From decapit(ate) +‎ -ee.

Noun

decapitee (plural decapitees)

  1. One who is decapitated.
    • 1905 May 29, “Better Times Expected by Frank Selee’s Colts: The Chicago Team Is Strong in Fielding and Has a Superfluity of Good Pitchers, But Has Batted Poorly Up to Date”, in The Pittsburg Press, volume 22, number 148, Pittsburg, Pa., page four:
      Wicker has not been used at all this season, but his great work of the last two years seems to preclude the posibility of Bob’s being the decapitee.
    • 1929, Time, page 6:
      The most interesting (and clearest) was one of a decapitation carried out in the presence of a mandarin and an appreciative crowd of villagers. The utility of the queue was noteworthy. The decapitee was kneeling.
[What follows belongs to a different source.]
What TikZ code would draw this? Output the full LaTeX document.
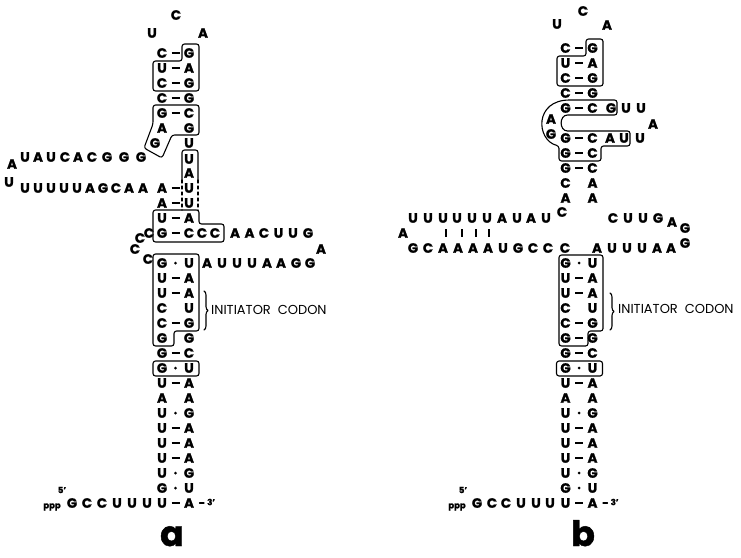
\documentclass[tikz,border=0pt]{standalone}
\usepackage{fontspec}
\setmainfont{Poppins}[BoldFeatures={FakeBold=1.2}]
\usetikzlibrary{decorations.pathreplacing}
\newcommand{\ntfont}{\fontsize{13.5}{13.5}\selectfont\bfseries}
\tikzset{
  nt/.style={font=\ntfont,inner sep=0pt},
  tag/.style={font=\fontsize{8.5}{8.5}\selectfont\bfseries,inner sep=0pt},
  note/.style={font=\fontsize{13}{13}\selectfont,inner sep=0pt,anchor=west},
  panel/.style={font=\fontsize{35}{35}\selectfont\bfseries,inner sep=0pt,anchor=base},
  frame/.style={line width=1.1pt,rounded corners=2.5pt},
  bondline/.style={line width=1.6pt,line cap=butt},
  codon/.style={line width=1.1pt,decorate,decoration={brace,amplitude=4pt}},
}
\newcommand{\bondd}[2]{\draw[bondline] (#1-4,#2) -- (#1+4,#2);}
\newcommand{\bondo}[2]{\fill (#1,#2) circle (1.5pt);}
\newcommand{\bondn}[2]{}
\begin{document}
\begin{tikzpicture}[x=1pt,y=-1pt,line join=round,line cap=round]
\useasboundingbox (0,0) rectangle (741,557);

% lower stem, same in a and b
\foreach \dx/\p in {0/a,403.5/b}{
  \foreach \y/\l/\s/\r [count=\i] in {263/G/o/U,278/U/d/A,293/U/d/A,308/C/n/U,323/C/d/G,353/G/d/C,368/G/o/U,383/U/d/A,398/A/n/A,413/U/o/G,428/U/d/A,443/U/d/A,458/U/d/A,473/U/o/G,488/G/o/U,503/U/d/A}{
    \node[nt] (\p-s\i-l) at (162+\dx,\y) {\l};
    \node[nt] (\p-s\i-r) at (189+\dx,\y) {\r};
    \csname bond\s\endcsname{175.5+\dx}{\y}
  }
  \node[nt] (\p-gl) at (162+\dx,338) {G};
  \node[nt] (\p-gr) at (189+\dx,338) {G};
  \draw[line width=1.2pt] (199.5+\dx,503) -- (204+\dx,503);
  \node[tag,anchor=west] (\p-3) at (207+\dx,502) {3'};
  \draw[frame] (153+\dx,361) rectangle (199+\dx,376);
}

% ---- a ----
\node[nt] (aC) at (176,15) {C};
\node[nt] (aU) at (152,33) {U};
\node[nt] (aA) at (203,33) {A};
\foreach \y/\l/\s/\r [count=\i] in {53/C/d/G,68/U/d/A,83/C/d/G,98/C/d/G,113/G/d/C,128/A/n/G,188/A/d/U,203/A/d/U,218/U/d/A,233/G/d/C}{
  \node[nt] (aL\i) at (162,\y) {\l};
  \node[nt] (aR\i) at (189,\y) {\r};
  \csname bond\s\endcsname{175.5}{\y}
}
\node[nt] (aG) at (155,143) {G};
\node[nt] (aRU) at (189,143) {U};
\node[nt] (aU1) at (189,159) {U};
\node[nt] (aA1) at (189,173) {A};
\node[nt] (aEnd) at (12,164) {A};
\foreach \x/\c [count=\i] in {25/U,38/A,51/U,65/C,78/A,92/C,107/G,124/G,141/G}
  \node[nt] (aT\i) at (\x,157) {\c};
\node[nt] (aB0) at (9,182) {U};
\foreach \x/\c [count=\i] in {25/U,38/U,51/U,64/U,77/U,90/A,103/G,116/C,129/A,143/A}
  \node[nt] (aB\i) at (\x,188) {\c};
\foreach \x/\c [count=\i] in {202/C,215/C,235/A,249.5/A,264/C,278.5/U,293/U,308/G}
  \node[nt] (aK\i) at (\x,233) {\c};
\node[nt] (aKA) at (321,249) {A};
\foreach \x/\y [count=\i] in {140/238,149/233,135/249,148/259}
  \node[nt] (aLp\i) at (\x,\y) {C};
\foreach \x/\c [count=\i] in {207/A,222/U,237/U,252/U,267/A,281/A,296/G,310/G}
  \node[nt] (aM\i) at (\x,263) {\c};
\node[tag] (a5) at (62,490) {5'};
\node[tag] (appp) at (52,507) {ppp};
\foreach \x/\c [count=\i] in {72/G,87/C,102/C,117/U,132/U,147/U}
  \node[nt] (aP\i) at (\x,503) {\c};
\node[panel] (alab) at (172,546) {a};

\draw[frame] (182,44) -- (199,44) -- (199,91) -- (153,91) -- (153,61) -- (182,61) -- cycle;
\draw[frame] (153,105) -- (199,105) -- (199,135) -- (172,135) -- (162,158) -- (144,148) -- (153,124) -- cycle;
\draw[frame] (182,180) -- (182,150) -- (198,150) -- (198,180);
\draw[frame,dashed] (182,180) -- (182,210) (198,180) -- (198,210);
\draw[frame] (153,210) -- (199,210) -- (199,224) -- (224,224) -- (224,242) -- (153,242) -- cycle;
\draw[frame] (153,254) -- (199,254) -- (199,331) -- (174,331) -- (174,346) -- (153,346) -- cycle;
\draw[codon] (204,291) -- (204,330);
\node[note] (acod) at (211,310) {INITIATOR\ \ CODON};

% ---- b ----
\node[nt] (bC) at (583,11) {C};
\node[nt] (bU) at (557,24) {U};
\node[nt] (bA) at (607,25) {A};
\foreach \y/\l/\s/\r [count=\i] in {48/C/d/G,63/U/d/A,78/C/d/G,93/C/d/G,108/G/d/C,138/G/d/C,153/G/d/C,168/G/d/C,183/C/n/A,198/A/n/A}{
  \node[nt] (bL\i) at (565.5,\y) {\l};
  \node[nt] (bR\i) at (592.5,\y) {\r};
  \csname bond\s\endcsname{579}{\y}
}
\bondd{579}{338}
\foreach \x/\c [count=\i] in {611/G,626/U,641/U}
  \node[nt] (bH\i) at (\x,108) {\c};
\foreach \x/\c [count=\i] in {610/A,624/U,640/U}
  \node[nt] (bJ\i) at (\x,138) {\c};
\node[nt] (bHA) at (653,124) {A};
\node[nt] (bLA) at (551,119) {A};
\node[nt] (bLG) at (551,134) {G};
\foreach \x/\c [count=\i] in {413/U,428/U,443/U,457/U,472/U,487/U,502/A,517/U,531/A,546/U}
  \node[nt] (bT\i) at (\x,218) {\c};
\node[nt] (bTC) at (562,212) {C};
\foreach \x/\c [count=\i] in {613/C,628/U,643/U,658/G}
  \node[nt] (bQ\i) at (\x,218) {\c};
\node[nt] (bQA) at (672,222) {A};
\node[nt] (bQG) at (685,228) {G};
\node[nt] (bEnd) at (403,233) {A};
\foreach \x in {446,462,476,489}
  \draw[line width=1.5pt,line cap=butt] (\x,229) -- (\x,237);
\foreach \x/\c [count=\i] in {413/G,428/C,443/A,458/A,473/A,488/A,503/U,518/G,533/C,548/C,565/C}
  \node[nt] (bB\i) at (\x,248) {\c};
\foreach \x/\c [count=\i] in {597/A,612/U,627/U,642/U,657/A,671/A}
  \node[nt] (bN\i) at (\x,248) {\c};
\node[nt] (bNG) at (685,243) {G};
\node[tag] (b5) at (463,490) {5'};
\node[tag] (bppp) at (457,507) {ppp};
\foreach \x/\c [count=\i] in {477/G,492/C,506/C,521/U,536/U,550/U}
  \node[nt] (bP\i) at (\x,503) {\c};
\node[panel] (blab) at (583,546) {b};

\draw[frame] (586,39) -- (603,39) -- (603,86) -- (557,86) -- (557,56) -- (586,56) -- cycle;
\draw[frame] (617,100) -- (617,115) -- (570,115) .. controls (559,115) and (559,131) .. (570,131)
  -- (630,131) -- (630,146) -- (601,146) -- (601,161) -- (559,161) -- (559,146)
  .. controls (536,140) and (534,100) .. (572,100) -- cycle;
\draw[frame] (559,255) -- (603,255) -- (603,331) -- (588,331) -- (588,346) -- (559,346) -- cycle;
\draw[codon] (610,293) -- (610,330);
\node[note] (bcod) at (618,309) {INITIATOR\ \ CODON};
\end{tikzpicture}
\end{document}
    • 1931, Sir William Schwenck Gilbert: A Topsy-Turvy Adventure, page 5:
      For, observe: “Ko-Ko” reels off a “little list” of eligible victims (regardless of his subsequent statement that “flirting is the only crime punishable with decapitation”), and then apparently forgets all about it when “Pooh-Bah” and “Pish-Tush” assure him that he himself is the obvious decapitee.
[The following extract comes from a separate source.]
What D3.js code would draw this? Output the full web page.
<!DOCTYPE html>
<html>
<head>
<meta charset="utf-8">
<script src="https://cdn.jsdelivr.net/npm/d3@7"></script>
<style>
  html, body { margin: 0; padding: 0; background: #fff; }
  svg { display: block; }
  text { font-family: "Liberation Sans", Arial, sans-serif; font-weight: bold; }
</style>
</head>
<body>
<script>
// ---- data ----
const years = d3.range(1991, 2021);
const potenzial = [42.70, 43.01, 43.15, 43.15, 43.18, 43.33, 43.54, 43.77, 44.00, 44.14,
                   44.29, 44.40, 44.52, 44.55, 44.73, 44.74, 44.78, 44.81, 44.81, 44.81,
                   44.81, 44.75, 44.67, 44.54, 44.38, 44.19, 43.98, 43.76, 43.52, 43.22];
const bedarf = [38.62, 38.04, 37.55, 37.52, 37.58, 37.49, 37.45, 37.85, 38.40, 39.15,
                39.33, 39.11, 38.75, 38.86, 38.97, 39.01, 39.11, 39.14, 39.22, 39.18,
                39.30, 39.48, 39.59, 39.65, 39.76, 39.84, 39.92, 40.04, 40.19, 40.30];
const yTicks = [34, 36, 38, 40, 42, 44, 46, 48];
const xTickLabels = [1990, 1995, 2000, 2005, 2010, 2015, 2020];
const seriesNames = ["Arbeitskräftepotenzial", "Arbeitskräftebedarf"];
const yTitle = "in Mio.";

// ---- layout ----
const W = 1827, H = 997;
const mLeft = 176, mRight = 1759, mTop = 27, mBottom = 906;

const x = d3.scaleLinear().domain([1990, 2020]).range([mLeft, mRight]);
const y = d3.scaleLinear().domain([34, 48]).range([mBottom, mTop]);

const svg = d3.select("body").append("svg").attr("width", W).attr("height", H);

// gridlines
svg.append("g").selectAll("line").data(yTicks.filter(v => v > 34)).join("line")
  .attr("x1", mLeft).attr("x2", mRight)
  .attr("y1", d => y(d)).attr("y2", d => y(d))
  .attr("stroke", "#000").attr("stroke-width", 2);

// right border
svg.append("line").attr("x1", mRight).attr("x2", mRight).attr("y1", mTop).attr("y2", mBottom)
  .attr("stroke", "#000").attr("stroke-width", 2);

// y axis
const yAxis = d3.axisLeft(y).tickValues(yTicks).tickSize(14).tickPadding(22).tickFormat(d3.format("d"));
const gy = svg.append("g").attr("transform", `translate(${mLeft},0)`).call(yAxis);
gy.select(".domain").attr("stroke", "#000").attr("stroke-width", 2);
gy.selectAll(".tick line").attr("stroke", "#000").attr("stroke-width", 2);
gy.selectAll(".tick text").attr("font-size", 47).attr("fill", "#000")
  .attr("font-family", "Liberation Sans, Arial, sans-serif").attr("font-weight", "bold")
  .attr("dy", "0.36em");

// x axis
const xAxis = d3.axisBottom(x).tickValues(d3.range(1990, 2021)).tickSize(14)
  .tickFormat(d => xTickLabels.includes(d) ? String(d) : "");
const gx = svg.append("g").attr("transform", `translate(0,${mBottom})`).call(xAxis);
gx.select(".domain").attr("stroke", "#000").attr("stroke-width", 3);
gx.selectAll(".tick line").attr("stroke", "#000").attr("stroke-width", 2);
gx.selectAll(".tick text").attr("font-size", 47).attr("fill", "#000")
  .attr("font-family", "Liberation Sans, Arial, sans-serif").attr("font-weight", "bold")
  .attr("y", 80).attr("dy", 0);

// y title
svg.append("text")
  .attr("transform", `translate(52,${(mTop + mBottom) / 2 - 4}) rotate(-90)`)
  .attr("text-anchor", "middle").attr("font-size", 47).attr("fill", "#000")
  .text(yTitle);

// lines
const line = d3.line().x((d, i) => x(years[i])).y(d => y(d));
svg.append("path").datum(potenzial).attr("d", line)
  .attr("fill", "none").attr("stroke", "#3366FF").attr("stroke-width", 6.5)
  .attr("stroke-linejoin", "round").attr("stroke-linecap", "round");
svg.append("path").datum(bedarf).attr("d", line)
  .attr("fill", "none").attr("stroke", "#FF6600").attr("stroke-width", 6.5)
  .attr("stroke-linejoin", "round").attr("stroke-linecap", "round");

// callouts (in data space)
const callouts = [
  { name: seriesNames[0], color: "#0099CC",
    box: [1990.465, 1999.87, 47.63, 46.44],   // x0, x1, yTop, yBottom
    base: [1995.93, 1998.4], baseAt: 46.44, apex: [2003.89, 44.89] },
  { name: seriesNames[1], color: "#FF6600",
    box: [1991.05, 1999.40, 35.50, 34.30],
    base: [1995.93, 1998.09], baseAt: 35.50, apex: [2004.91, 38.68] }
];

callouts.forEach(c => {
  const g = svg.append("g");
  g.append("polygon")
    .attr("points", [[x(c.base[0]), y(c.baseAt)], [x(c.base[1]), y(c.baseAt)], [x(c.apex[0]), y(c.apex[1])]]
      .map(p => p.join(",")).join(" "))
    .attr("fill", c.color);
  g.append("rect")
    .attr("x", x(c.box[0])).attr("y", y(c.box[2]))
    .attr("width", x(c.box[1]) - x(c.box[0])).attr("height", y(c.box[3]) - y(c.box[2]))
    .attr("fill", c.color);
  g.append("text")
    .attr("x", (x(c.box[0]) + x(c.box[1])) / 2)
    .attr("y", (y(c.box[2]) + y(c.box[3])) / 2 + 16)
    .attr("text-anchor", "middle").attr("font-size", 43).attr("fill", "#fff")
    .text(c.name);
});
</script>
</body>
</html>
    • 1933 August 2, Marshall Evening Messenger, fifty-seventh year, number 39, Marshall, Tex., page four:
      Moreover, instead of murder, the act of decapitation contains no malice or evil intent. It is a purely impersonal mater—except to the decapitee.
    • 2009, Lisa M. Bitel, “Relics”, in Landscape with Two Saints: How Genovefa of Paris and Brigit of Kildare Built Christianity in Barbarian Europe, Oxford University Press, page 199:
      Pilgrims may still visit her head, along with the skulls of many other holy men and virgins in the church of the classic decapitee, John the Baptist, at Lumiar.